* INSTRUCTIONS TO FOLLOW:
Extract everything from the first line through the line with "const yTicks = [0, 20, 40, 60, 80, 100, 120];", both ends included, except for any pictures.

Begin GIVEN DATA

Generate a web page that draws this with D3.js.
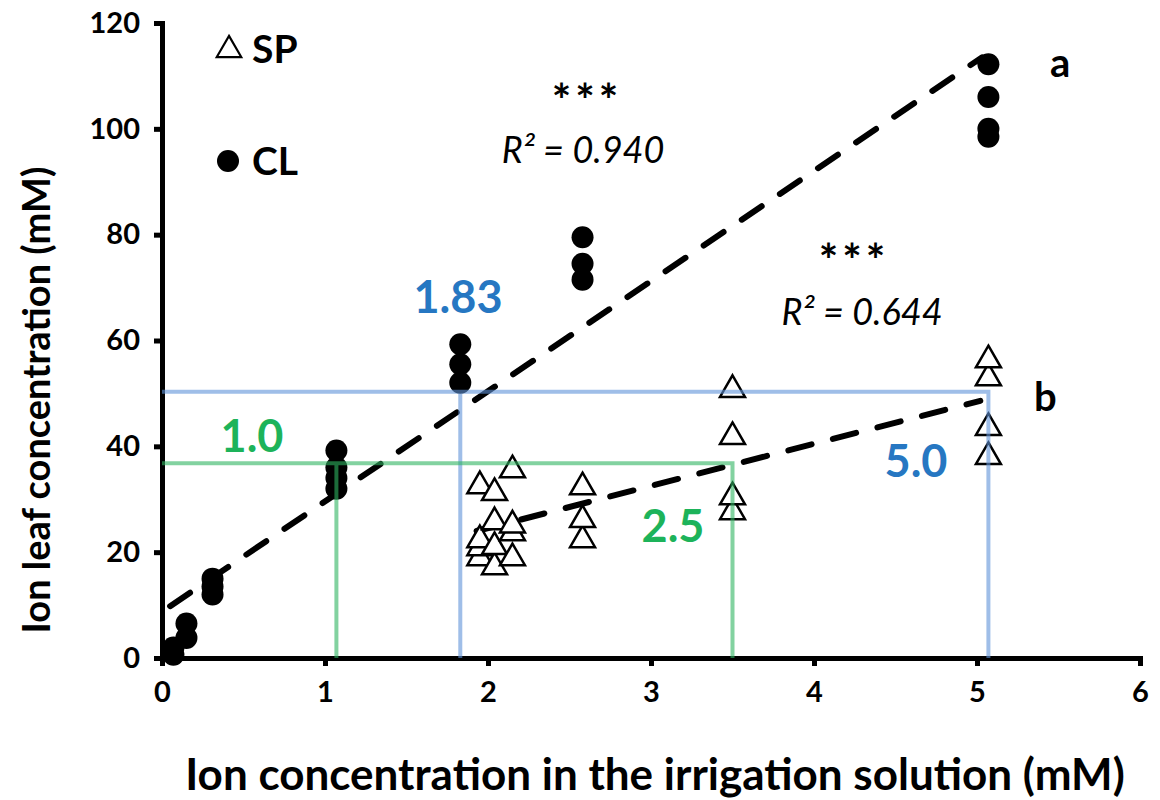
<!DOCTYPE html>
<html>
<head>
<meta charset="utf-8">
<script src="https://cdn.jsdelivr.net/npm/d3@7"></script>
<style>
  body { margin: 0; background: #fff; }
  svg { font-family: Lato, "Open Sans", sans-serif; }
</style>
</head>
<body>
<svg width="1160" height="800"></svg>
<script>
// CL (circles) measurements
const clX = [0.07, 0.07, 0.15, 0.15, 0.31, 0.31, 0.31, 1.07, 1.07, 1.07, 1.07, 1.83, 1.83, 1.83, 2.58, 2.58, 2.58, 5.07, 5.07, 5.07, 5.07];
const clY = [0.6, 2.0, 3.8, 6.5, 12.0, 13.5, 15.0, 32.0, 34.0, 36.0, 39.2, 52.0, 55.5, 59.3, 71.5, 74.5, 79.5, 98.5, 100.0, 106.0, 112.2];

// SP (triangles) measurements
const spX = [1.95, 1.95, 1.95, 1.95, 2.04, 2.04, 2.04, 2.04, 2.15, 2.15, 2.15, 2.15, 2.58, 2.58, 2.58, 3.5, 3.5, 3.5, 3.5, 5.07, 5.07, 5.07, 5.07];
const spY = [18.9, 20.8, 22.3, 32.5, 17.2, 21.0, 25.7, 31.2, 18.9, 23.6, 25.1, 35.5, 22.3, 26.1, 32.3, 27.6, 30.4, 41.8, 50.7, 38.0, 43.5, 52.9, 56.3];

// regression line end points
const lineA = [[0.05, 9.8], [5.03, 113.5]];
const lineB = [[1.93, 24.0], [5.02, 48.6]];

// guide lines: [x where it starts, x where it ends, y level]
const blueGuide = [1.83, 5.07, 50.3];
const greenGuide = [1.07, 3.5, 36.8];

const xTicks = [0, 1, 2, 3, 4, 5, 6];
const yTicks = [0, 20, 40, 60, 80, 100, 120];

const svg = d3.select("svg");
const x = d3.scaleLinear().domain([0, 6]).range([162, 1140]);
const y = d3.scaleLinear().domain([0, 120]).range([658, 23]);

const BLUE = "#2677c2", GREEN = "#1db35a";

// axes
const xAxis = svg.append("g")
    .attr("transform", `translate(0,${y(0)})`)
    .call(d3.axisBottom(x).tickValues(xTicks).tickFormat(d3.format("d"))
      .tickSize(8).tickSizeOuter(0).tickPadding(15));
const yAxis = svg.append("g")
    .attr("transform", `translate(${x(0)},0)`)
    .call(d3.axisLeft(y).tickValues(yTicks).tickFormat(d3.format("d"))
      .tickSize(8).tickSizeOuter(0).tickPadding(14));

[xAxis, yAxis].forEach(a => {
  a.select(".domain").attr("stroke-width", 5).attr("stroke-linecap", "square");
  a.selectAll(".tick line").attr("stroke-width", 5);
  a.selectAll(".tick text")
    .style("font-family", "Lato, sans-serif")
    .style("font-size", "29px")
    .style("font-weight", "bold")
    .attr("fill", "#000");
});

// regression lines
const line = d3.line().x(d => x(d[0])).y(d => y(d[1]));
[lineA, lineB].forEach(l => {
  svg.append("path")
    .attr("d", line(l))
    .attr("fill", "none")
    .attr("stroke", "#000")
    .attr("stroke-width", 6)
    .attr("stroke-dasharray", "24,22")
    .attr("stroke-linecap", "round");
});

// triangles
const tri = d3.symbol().type(d3.symbolTriangle).size(270);
svg.append("g").selectAll("path")
  .data(spX.map((v, i) => [v, spY[i]]))
  .join("path")
    .attr("d", tri)
    .attr("transform", d => `translate(${x(d[0])},${y(d[1])})`)
    .attr("fill", "#fff")
    .attr("stroke", "#000")
    .attr("stroke-width", 2.5);

// circles
svg.append("g").selectAll("circle")
  .data(clX.map((v, i) => [v, clY[i]]))
  .join("circle")
    .attr("cx", d => x(d[0]))
    .attr("cy", d => y(d[1]))
    .attr("r", 11)
    .attr("fill", "#000");

// guide lines on top, semi transparent
function guide(g, color) {
  const path = d3.path();
  path.moveTo(x(g[0]), y(0));
  path.lineTo(x(g[0]), y(g[2]));
  path.moveTo(x(0), y(g[2]));
  path.lineTo(x(g[1]), y(g[2]));
  path.lineTo(x(g[1]), y(0));
  svg.append("path")
    .attr("d", path.toString())
    .attr("fill", "none")
    .attr("stroke", color)
    .attr("stroke-width", 4)
    .attr("opacity", 0.6);
}
guide(blueGuide, "#5f93d9");
guide(greenGuide, "#2fb461");

// labels
function label(txt, px, py, opts = {}) {
  return svg.append("text")
    .attr("x", px).attr("y", py)
    .attr("text-anchor", opts.anchor || "middle")
    .attr("fill", opts.color || "#000")
    .style("font-size", (opts.size || 30) + "px")
    .style("font-weight", opts.italic ? "normal" : "bold")
    .style("font-style", opts.italic ? "italic" : "normal")
    .style("letter-spacing", opts.spacing || null)
    .text(txt);
}
label("1.83", 458, 313, {color: BLUE, size: 45});
label("1.0", 252, 452, {color: GREEN, size: 45});
label("2.5", 673, 542, {color: GREEN, size: 45});
label("5.0", 916, 477, {color: BLUE, size: 45});
label("***", 587, 117, {size: 46, spacing: "4px"});
label("R² = 0.940", 583, 163, {italic: true, size: 36});
label("***", 854, 277, {size: 46, spacing: "4px"});
label("R² = 0.644", 862, 325, {italic: true, size: 36});
label("a", 1050, 77, {anchor: "start", size: 40});
label("b", 1034, 411, {anchor: "start", size: 40});

// legend
svg.append("path").attr("d", d3.symbol().type(d3.symbolTriangle).size(260))
  .attr("transform", "translate(229,50)")
  .attr("fill", "#fff").attr("stroke", "#000").attr("stroke-width", 2.2);
label("SP", 252, 63, {anchor: "start", size: 39});
svg.append("circle").attr("cx", 228).attr("cy", 161).attr("r", 11).attr("fill", "#000");
label("CL", 252, 175, {anchor: "start", size: 39});

// axis titles
label("Ion concentration in the irrigation solution (mM)", 655, 790, {size: 44});
svg.append("text")
  .attr("transform", "translate(50,400) rotate(-90)")
  .attr("text-anchor", "middle")
  .style("font-size", "38px")
  .style("font-weight", "bold")
  .text("Ion leaf concentration (mM)");
</script>
</body>
</html>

End GIVEN DATA

* PROBLEM SOLUTION:
Generate a web page that draws this with D3.js.
<!DOCTYPE html>
<html>
<head>
<meta charset="utf-8">
<script src="https://cdn.jsdelivr.net/npm/d3@7"></script>
<style>
  body { margin: 0; background: #fff; }
  svg { font-family: Lato, "Open Sans", sans-serif; }
</style>
</head>
<body>
<svg width="1160" height="800"></svg>
<script>
// CL (circles) measurements
const clX = [0.07, 0.07, 0.15, 0.15, 0.31, 0.31, 0.31, 1.07, 1.07, 1.07, 1.07, 1.83, 1.83, 1.83, 2.58, 2.58, 2.58, 5.07, 5.07, 5.07, 5.07];
const clY = [0.6, 2.0, 3.8, 6.5, 12.0, 13.5, 15.0, 32.0, 34.0, 36.0, 39.2, 52.0, 55.5, 59.3, 71.5, 74.5, 79.5, 98.5, 100.0, 106.0, 112.2];

// SP (triangles) measurements
const spX = [1.95, 1.95, 1.95, 1.95, 2.04, 2.04, 2.04, 2.04, 2.15, 2.15, 2.15, 2.15, 2.58, 2.58, 2.58, 3.5, 3.5, 3.5, 3.5, 5.07, 5.07, 5.07, 5.07];
const spY = [18.9, 20.8, 22.3, 32.5, 17.2, 21.0, 25.7, 31.2, 18.9, 23.6, 25.1, 35.5, 22.3, 26.1, 32.3, 27.6, 30.4, 41.8, 50.7, 38.0, 43.5, 52.9, 56.3];

// regression line end points
const lineA = [[0.05, 9.8], [5.03, 113.5]];
const lineB = [[1.93, 24.0], [5.02, 48.6]];

// guide lines: [x where it starts, x where it ends, y level]
const blueGuide = [1.83, 5.07, 50.3];
const greenGuide = [1.07, 3.5, 36.8];

const xTicks = [0, 1, 2, 3, 4, 5, 6];
const yTicks = [0, 20, 40, 60, 80, 100, 120];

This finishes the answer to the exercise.